The heroes in Martin Scorsese films tend to be moral failures. He usually dresses up their failures with pop music and bravura filmmaking: that is why some critics think The Wolf of Wall Street celebrates the hijinks of its antihero. In Silence, an underseen Scorsese epic that was buried by its distributor, the moral failure is laid bare for the audience. Working from the novel by Shūsaku Endō, Scorsese and co-screenwriter Jay Cocks follow two Portuguese priests in the seventeenth century who attempt to rescue their mentor in feudal Japan. They are not prepared for what they find: the priests are quickly captured, and forced to question their faith as they watch innocent believers undergo torment and suffering.

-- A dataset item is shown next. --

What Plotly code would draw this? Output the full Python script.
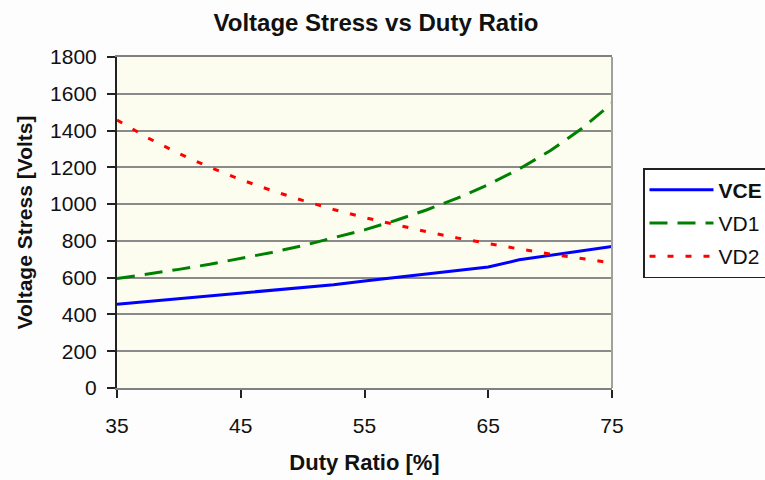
import plotly.graph_objects as go

duty = [35, 37.5, 40, 42.5, 45, 47.5, 50, 52.5, 55, 57.5, 60, 62.5, 65, 67.5, 70, 72.5, 75]
vce = [455, 470, 487, 502, 516, 529, 545, 562, 582, 600, 618, 638, 658, 697, 722, 745, 770]
vd1 = [595, 619, 645, 673, 704, 737, 774, 815, 860, 911, 968, 1032, 1106, 1191, 1290, 1408, 1548]
vd2 = [1457, 1360, 1275, 1200, 1133, 1074, 1020, 971, 927, 887, 850, 816, 785, 756, 729, 703, 680]

x_ticks = [35, 45, 55, 65, 75]
y_ticks = [0, 200, 400, 600, 800, 1000, 1200, 1400, 1600, 1800]

FONT = "Liberation Sans, Arial, sans-serif"

fig = go.Figure()
fig.add_trace(go.Scatter(x=duty, y=vce, name="<b>VCE</b>", mode="lines",
                         line=dict(color="#0000ff", width=3), legendgroup="a"))
fig.add_trace(go.Scatter(x=duty, y=vd1, name="VD1", mode="lines",
                         line=dict(color="#008000", width=3, dash="18px,10px"), legendgroup="b"))
fig.add_trace(go.Scatter(x=duty, y=vd2, name="VD2", mode="lines",
                         line=dict(color="#ff0000", width=3, dash="6px,12px"), legendgroup="c"))

fig.update_layout(
    width=765, height=480,
    margin=dict(l=117, r=153, t=57, b=92, autoexpand=False),
    paper_bgcolor="#fdfdfd",
    plot_bgcolor="#fdfdef",
    font=dict(family=FONT, color="#111111", size=21),
    title=dict(text="Voltage Stress vs Duty Ratio", x=376/765, xref="container", xanchor="center",
               y=1-23/480, yref="container", yanchor="middle",
               font=dict(family=FONT, size=24, weight="bold", color="#111111")),
    showlegend=True,
    legend=dict(x=(643-117)/495, xanchor="left", y=(388-168)/331, yanchor="top",
                bgcolor="#ffffff", bordercolor="#222222", borderwidth=1.5,
                font=dict(family=FONT, size=21, color="#111111"),
                itemwidth=64, tracegroupgap=3),
    xaxis=dict(range=[35, 75], tickvals=x_ticks, ticks="outside", ticklen=8, tickwidth=2,
               tickcolor="#222222", showgrid=False, zeroline=False,
               showline=True, linecolor="#808080", linewidth=2, mirror=True,
               ticklabelstandoff=10,
               title=dict(text="Duty Ratio [%]", standoff=18,
                          font=dict(family=FONT, size=22, weight="bold"))),
    yaxis=dict(range=[0, 1800], tickvals=y_ticks, ticks="outside", ticklen=8, tickwidth=2,
               tickcolor="#222222", showgrid=True, gridcolor="#8a8a8a", gridwidth=1.5,
               zeroline=False, showline=True, linecolor="#222222", linewidth=2,
               ticklabelstandoff=6,
               title=dict(text="Voltage Stress [Volts]", standoff=12,
                          font=dict(family=FONT, size=21, weight="bold"))),
)
fig.add_shape(type="line", xref="paper", yref="paper", x0=1, x1=1, y0=0, y1=1,
              line=dict(color="#a0a0a0", width=2))

fig.write_html("out.html")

This is an uncommonly thoughtful drama, asking questions despite knowing that answers are impossible. Silence is also Scorsese at his most restrained. There are no speed-ups or freeze frames here, and instead he regards his characters with dispassionate frustration and anger. In recent weeks, there has been flare ups in the movie world because Scorsese said that Marvel movies are not cinema. Many filmmakers rose to the defense to the MCU, but if cinema is so easy to create, then there would be more films like Silence: rigorously spiritual, and so personal it hurts.